Workers’ behavior after safety regulations: Impact evaluation of the Spanish Occupational Safety and Health Act. A new GLO Discussion Paper by Pablo Delgado-Cubillo and GLO Fellow Ángel L. Martín-Román.

A new GLO Discussion Paper finds that while the nonfatal accident rate decreased after the implementation of the regulation, the isolated effect on accidents that usually provoke hard-to-diagnose injuries (dislocations, back pain, sprains, and strains) shows a significant increase.

GLO Discussion Paper No. 1277, 2023

Workers’ behavior after safety regulations: Impact evaluation of the Spanish Occupational Safety and Health Act – Download PDF
by Delgado-Cubillo, Pablo & Martín Román, Ángel L.

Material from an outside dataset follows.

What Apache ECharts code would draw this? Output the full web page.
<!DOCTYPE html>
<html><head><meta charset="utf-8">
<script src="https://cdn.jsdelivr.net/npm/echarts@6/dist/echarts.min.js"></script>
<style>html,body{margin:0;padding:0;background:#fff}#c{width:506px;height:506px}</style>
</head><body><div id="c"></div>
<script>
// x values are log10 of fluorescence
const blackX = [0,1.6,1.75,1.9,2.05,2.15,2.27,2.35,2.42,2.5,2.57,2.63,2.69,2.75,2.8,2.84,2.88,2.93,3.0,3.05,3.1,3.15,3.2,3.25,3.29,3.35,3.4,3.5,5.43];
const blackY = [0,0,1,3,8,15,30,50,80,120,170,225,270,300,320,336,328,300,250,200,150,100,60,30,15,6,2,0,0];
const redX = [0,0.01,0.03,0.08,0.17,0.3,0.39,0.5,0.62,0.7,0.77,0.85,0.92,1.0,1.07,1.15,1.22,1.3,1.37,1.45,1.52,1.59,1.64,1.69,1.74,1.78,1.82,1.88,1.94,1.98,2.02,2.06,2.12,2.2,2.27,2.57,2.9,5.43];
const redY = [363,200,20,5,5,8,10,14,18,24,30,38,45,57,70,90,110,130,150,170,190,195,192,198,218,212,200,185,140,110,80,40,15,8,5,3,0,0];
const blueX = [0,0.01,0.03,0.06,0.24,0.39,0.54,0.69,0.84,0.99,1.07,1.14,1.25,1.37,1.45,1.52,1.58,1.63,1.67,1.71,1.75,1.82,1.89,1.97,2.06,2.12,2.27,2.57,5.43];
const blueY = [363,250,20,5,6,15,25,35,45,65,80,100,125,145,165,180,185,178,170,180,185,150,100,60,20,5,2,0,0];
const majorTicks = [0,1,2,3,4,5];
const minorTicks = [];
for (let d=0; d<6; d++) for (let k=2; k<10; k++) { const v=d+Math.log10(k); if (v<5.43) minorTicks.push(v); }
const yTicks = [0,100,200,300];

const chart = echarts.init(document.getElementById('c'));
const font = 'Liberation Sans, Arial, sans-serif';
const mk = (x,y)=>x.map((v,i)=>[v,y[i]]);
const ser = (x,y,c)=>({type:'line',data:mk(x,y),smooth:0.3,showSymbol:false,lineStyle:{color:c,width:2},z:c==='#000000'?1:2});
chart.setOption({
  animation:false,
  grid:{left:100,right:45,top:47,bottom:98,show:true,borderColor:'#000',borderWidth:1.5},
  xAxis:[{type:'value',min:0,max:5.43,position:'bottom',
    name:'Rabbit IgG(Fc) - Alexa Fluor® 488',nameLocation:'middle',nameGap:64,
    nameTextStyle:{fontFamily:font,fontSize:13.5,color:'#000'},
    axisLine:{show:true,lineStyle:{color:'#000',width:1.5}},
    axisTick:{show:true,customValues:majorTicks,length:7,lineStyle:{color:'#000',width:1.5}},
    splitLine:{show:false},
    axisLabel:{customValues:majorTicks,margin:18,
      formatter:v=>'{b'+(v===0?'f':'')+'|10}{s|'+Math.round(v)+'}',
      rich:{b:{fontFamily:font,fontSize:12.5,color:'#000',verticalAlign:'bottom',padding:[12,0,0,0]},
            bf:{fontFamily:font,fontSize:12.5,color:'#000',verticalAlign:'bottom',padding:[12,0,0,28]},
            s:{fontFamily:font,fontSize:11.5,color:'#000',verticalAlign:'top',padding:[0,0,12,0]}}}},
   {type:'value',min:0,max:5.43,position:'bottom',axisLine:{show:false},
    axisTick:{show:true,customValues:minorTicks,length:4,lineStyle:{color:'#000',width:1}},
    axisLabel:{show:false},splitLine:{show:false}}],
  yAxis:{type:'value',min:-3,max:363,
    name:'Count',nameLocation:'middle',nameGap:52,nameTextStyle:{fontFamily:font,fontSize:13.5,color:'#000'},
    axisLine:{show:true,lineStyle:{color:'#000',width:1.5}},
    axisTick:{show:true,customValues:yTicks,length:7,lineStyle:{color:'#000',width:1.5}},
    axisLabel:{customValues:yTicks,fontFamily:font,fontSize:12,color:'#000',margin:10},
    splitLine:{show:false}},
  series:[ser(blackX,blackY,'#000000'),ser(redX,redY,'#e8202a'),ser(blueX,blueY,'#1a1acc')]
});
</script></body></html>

GLO Fellow Ángel L. Martín-Román

Author Abstract: While the 1995 Occupational Safety and Health Act (OSH) regulation transformed the outlook on workplaces in Spain, characterized by a lack of preventive protection, public statistics have reported an increasing trend in the postregulation workplace accident rates. This study uses microdata from official national statistics to examine the effect of the OSH regulation on the reported accidents while focusing on its severity. Accordingly, we apply a difference-in-difference assessment method where a comparable group is formed by the contemporaneous in itinere accidents (commuting), which are legally and statistically considered work-related accidents but not directly impacted by the OSH regulation, with a focus on the workplace environment. The results reveal that the nonfatal accident rate decreased after the implementation of the regulation. However, when we isolate the effect of the regulation on accidents that usually provoke hard-to-diagnose injuries (dislocations, back pain, sprains, and strains), we obtain a significant increase in the accident rate. Moral hazard mixed effects seem to have played a crucial role in these dynamics through overreporting and/or Peltzman effects, often offsetting accident reduction intended by the OSH regulation.